= Judicial deference =

Act of a judiciary deferring to another branch of government

Judicial deference is the condition of a court yielding or submitting its judgment to that of another legitimate party, such as the executive branch in the case of national defense. It is most commonly found in countries such as the United Kingdom, which lack entrenched clauses in their constitutions, because the essential purpose of such documents is to limit the power of the legislature.

==United Kingdom==
In Regina v.
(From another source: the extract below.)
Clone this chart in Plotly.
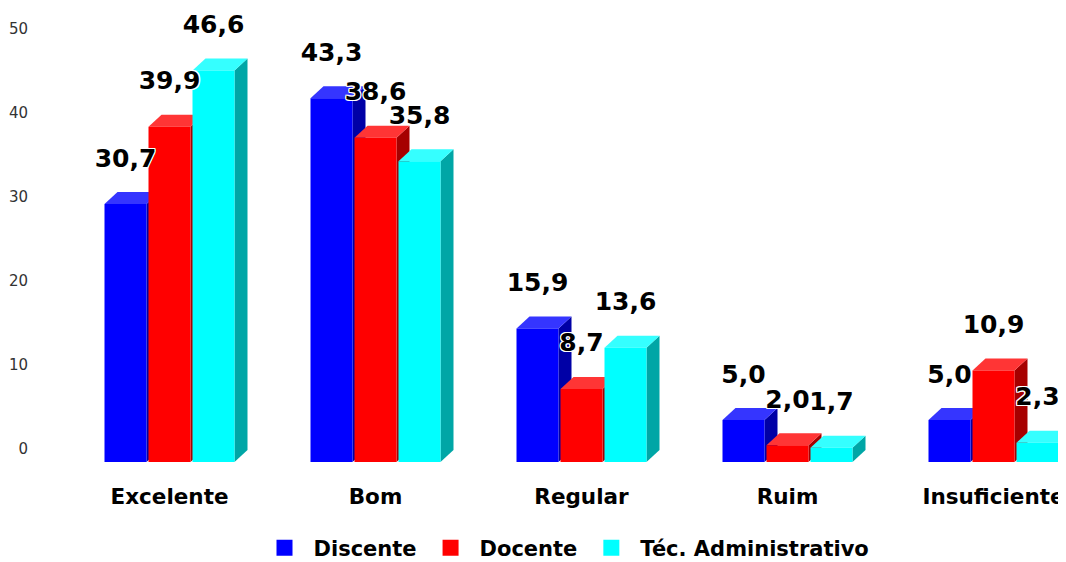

Director of Public Prosecutions Ex Parte Kebeline and Others [1999], Lord Hope explained that courts should "defer, on democratic grounds, to the considered opinion of the elected body as to where the balance is to be struck between the rights of the individual and the needs of society". Nevertheless, the doctrine has been criticised for representing a way in which the courts should act obediently to the British Parliament to uphold the doctrine of parliamentary sovereignty.

However, any suggestions that the House of Lords was being unduly servile to Parliament were overturned by A v Home Secretary (No 2) [2005]. In the case, detainees imprisoned without charge under section 23 of the Anti-terrorism, Crime and Security Act 2001, on the grounds that they posed a threat to national security, appealed successfully against their detention. The court held that the powers of detention without charge had discriminatory impact (Articles 5 and 14 of the Human Rights Act 1998).

==United States==

There are some examples of judicial deference in the United States, despite its entrenched constitution. For example, in immigration law, the judiciary has historically sought to allow the explicit constitutional authority of the US Congress. An example is US Supreme Court decision Fiallo v. Bell (1977).

The same restraint is requested in foreign affairs as not-judicable matters, to safeguard the executive branch.